Raphael has recently completed a Schedule Assurance programs for SNOWY 2, and BHP.
He has successfully achieved the planning and scheduling for many iconic Defence projects including:
- Planning and scheduling services and training for the F-111 Strike Maintenance
- Prepared and developed all project plans and schedules ASC Collins Class Submarine for 9 years
- Planning and scheduling for the major road’s reconstruction as part of the National Disaster Recovery Relief Agreement project for Transport Main Roads Department in Queensland
Additionally, Raphael brings with him a range of other directly relevant skills and experience in:
- Developing and delivering Critical Path Logic and Gantt Methodologies
- Expert Earned Value Management
- Project Cost Controls and Governance
- Forward Forensic analysis
- Establishing and implementing robust program and project governance and reporting frameworks
- Safety Analysis via OH&S
In his spare time, Raphael also is a visiting Senior Lecturer at Victoria University as a lecturer for a master’s degree subject unit in project management and information technology.

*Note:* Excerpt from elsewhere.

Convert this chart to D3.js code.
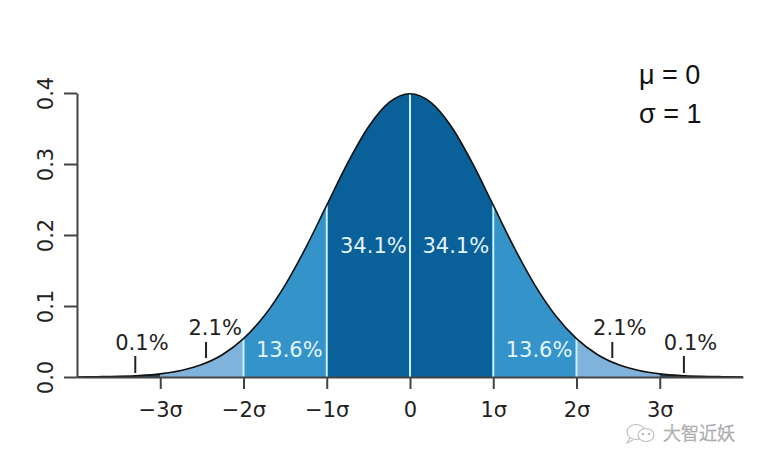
<!DOCTYPE html>
<html>
<head>
<meta charset="utf-8">
<script src="https://cdn.jsdelivr.net/npm/d3@7"></script>
<style>
  body { margin: 0; background: #fff; }
  svg { display: block; }
</style>
</head>
<body>
<div id="chart"></div>
<script>
// density of the curve, every quarter sigma
const curveX = [-4, -3.75, -3.5, -3.25, -3, -2.75, -2.5, -2.25, -2, -1.75, -1.5, -1.25, -1, -0.75, -0.5, -0.25,
  0, 0.25, 0.5, 0.75, 1, 1.25, 1.5, 1.75, 2, 2.25, 2.5, 2.75, 3, 3.25, 3.5, 3.75, 4];
const curveY = [0.0001, 0.0004, 0.0009, 0.0020, 0.0044, 0.0091, 0.0175, 0.0317, 0.0540, 0.0863, 0.1295, 0.1826,
  0.2420, 0.3011, 0.3521, 0.3867, 0.3989, 0.3867, 0.3521, 0.3011, 0.2420, 0.1826, 0.1295, 0.0863, 0.0540,
  0.0317, 0.0175, 0.0091, 0.0044, 0.0020, 0.0009, 0.0004, 0.0001];

// shaded bands (in sigma)
const bandStart = [-4, -3, -2, -1, 1, 2, 3];
const bandEnd = [-3, -2, -1, 1, 2, 3, 4];
const bandColor = ["#26465a", "#80b3dc", "#3493c9", "#0a6199", "#3493c9", "#80b3dc", "#26465a"];
const dividers = [-2, -1, 0, 1, 2];

// percentages inside the bands
const innerLabels = ["13.6%", "34.1%", "34.1%", "13.6%"];
const innerAt = [-1.45, -0.44, 0.55, 1.55];

// percentages above the tails, with a pointer tick
const outerLabels = ["0.1%", "2.1%", "2.1%", "0.1%"];
const outerAt = [-3.22, -2.34, 2.52, 3.37];
const outerTickAt = [-3.3, -2.45, 2.43, 3.29];
const outerLevel = ["low", "high", "high", "low"];

const xTicks = [-3, -2, -1, 0, 1, 2, 3];
const xTickLabels = ["\u22123\u03c3", "\u22122\u03c3", "\u22121\u03c3", "0", "1\u03c3", "2\u03c3", "3\u03c3"];
const yTicks = [0.0, 0.1, 0.2, 0.3, 0.4];

const params = ["\u03bc = 0", "\u03c3 = 1"];

const width = 763, height = 464;
const font = "'DejaVu Sans', sans-serif";

const svg = d3.select("#chart").append("svg")
  .attr("width", width).attr("height", height)
  .style("background", "#fff");

const x = d3.scaleLinear().domain([-4, 4]).range([77, 743]);
const y = d3.scaleLinear().domain([0, 0.4]).range([377, 93]);

const pts = curveX.map((d, i) => ({ x: d, y: curveY[i] }));

// bands
const area = d3.area()
  .x(d => x(d.x))
  .y0(y(0))
  .y1(d => y(d.y))
  .curve(d3.curveMonotoneX);

bandStart.forEach((a, i) => {
  const b = bandEnd[i];
  svg.append("path")
    .attr("d", area(pts.filter(p => p.x >= a && p.x <= b)))
    .attr("fill", bandColor[i]);
});

// divider lines
svg.selectAll(".divider")
  .data(dividers)
  .join("line")
  .attr("class", "divider")
  .attr("x1", d => x(d)).attr("x2", d => x(d))
  .attr("y1", y(0))
  .attr("y2", d => y(curveY[curveX.indexOf(d)]))
  .attr("stroke", "#c9f1ff")
  .attr("stroke-width", 2);

// the curve
const line = d3.line()
  .x(d => x(d.x))
  .y(d => y(d.y))
  .curve(d3.curveMonotoneX);

svg.append("path")
  .attr("d", line(pts))
  .attr("fill", "none")
  .attr("stroke", "#111")
  .attr("stroke-width", 1.6);

// axes
const xAxis = svg.append("g")
  .attr("transform", "translate(0," + y(0) + ")")
  .call(d3.axisBottom(x).tickValues(xTicks).tickSize(12).tickSizeOuter(0)
    .tickFormat((d, i) => xTickLabels[i]));

xAxis.selectAll("text")
  .attr("y", 40).attr("dy", null)
  .attr("fill", "#222")
  .style("font", "21px " + font);

const yAxis = svg.append("g")
  .attr("transform", "translate(" + x(-4) + ",0)")
  .call(d3.axisLeft(y).tickValues(yTicks).tickSize(13).tickSizeOuter(0)
    .tickFormat(d3.format(".1f")));

yAxis.selectAll("text")
  .attr("x", 0).attr("y", -31).attr("dy", null)
  .attr("transform", "rotate(-90)")
  .attr("text-anchor", "middle")
  .attr("dominant-baseline", "central")
  .attr("fill", "#222")
  .style("font", "21px " + font);

svg.selectAll(".domain, .tick line")
  .attr("stroke", "#444")
  .attr("stroke-width", 2);

// labels inside bands
svg.selectAll(".inner")
  .data(innerLabels)
  .join("text")
  .attr("class", "inner")
  .attr("x", (d, i) => x(innerAt[i]))
  .attr("y", (d, i) => (Math.abs(innerAt[i]) < 1 ? 253 : 357))
  .attr("text-anchor", "middle")
  .attr("fill", "#e3f5ff")
  .style("font", "21px " + font)
  .text(d => d);

// labels above tails
svg.selectAll(".outer")
  .data(outerLabels)
  .join("text")
  .attr("class", "outer")
  .attr("x", (d, i) => x(outerAt[i]))
  .attr("y", (d, i) => (outerLevel[i] === "high" ? 335 : 350))
  .attr("text-anchor", "middle")
  .attr("fill", "#222")
  .style("font", "21px " + font)
  .text(d => d);

svg.selectAll(".pointer")
  .data(outerTickAt)
  .join("line")
  .attr("class", "pointer")
  .attr("x1", d => x(d)).attr("x2", d => x(d))
  .attr("y1", (d, i) => (outerLevel[i] === "high" ? 342 : 356))
  .attr("y2", (d, i) => (outerLevel[i] === "high" ? 358 : 373))
  .attr("stroke", "#222")
  .attr("stroke-width", 2);

// parameters, top right
svg.selectAll(".param")
  .data(params)
  .join("text")
  .attr("class", "param")
  .attr("x", 639)
  .attr("y", (d, i) => 84 + i * 39)
  .attr("fill", "#111")
  .attr("xml:space", "preserve")
  .style("font", "27px 'Liberation Sans', sans-serif")
  .text(d => d);

// watermark
const wm = svg.append("g").attr("fill", "none").attr("stroke", "#bdbdbd").attr("stroke-width", 1.1);
wm.append("ellipse").attr("cx", 636).attr("cy", 432).attr("rx", 9).attr("ry", 7.5);
wm.append("ellipse").attr("cx", 646).attr("cy", 435).attr("rx", 8).attr("ry", 6.5).attr("fill", "#fff");
wm.append("path").attr("d", "M630,438 l-3,5 l6,-3");
wm.append("circle").attr("cx", 643).attr("cy", 434).attr("r", 0.8).attr("fill", "#bdbdbd");
wm.append("circle").attr("cx", 649).attr("cy", 434).attr("r", 0.8).attr("fill", "#bdbdbd");
svg.append("text")
  .attr("x", 663).attr("y", 440)
  .attr("fill", "#f4f4f4")
  .attr("stroke", "#a0a0a0")
  .attr("stroke-width", 0.6)
  .style("font", "300 18px 'Noto Sans CJK SC', sans-serif")
  .text("大智近妖");
</script>
</body>
</html>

He has in the past thirty years been a senior lecturer for various universities both in Australia and Overseas for Construction Project Management and scheduling. He also works for Standards Australia as a Senior Cost Planner / Contract Manager / Project Controller and represented of Standards Australia to the ISO Project Management committee, for ISO 21500 – TC258 WG3, WG6, WG7 and WG12 committees.
He is also highly skilled at using a broad range of scheduling tools including Open Plan Professional, MS Project, Primavera, Compass, Micro Planner X-Pert, ACONEX, Navisworks and Acumen Fuse. When asked why he was interested in a Defence scheduling role given his experience, he replied because he is passionate about programs, projects and scheduling and is full of energy and enthusiasm!
He has been a significant contributing author to PMI Best Practices Guides, the CIOB Time Management manual and many other books on Project Management, Planning and Scheduling
He was awarded the “Inaugural Wayne Wilson Award for Lifetime Achievement in Project Controls” in November 2022.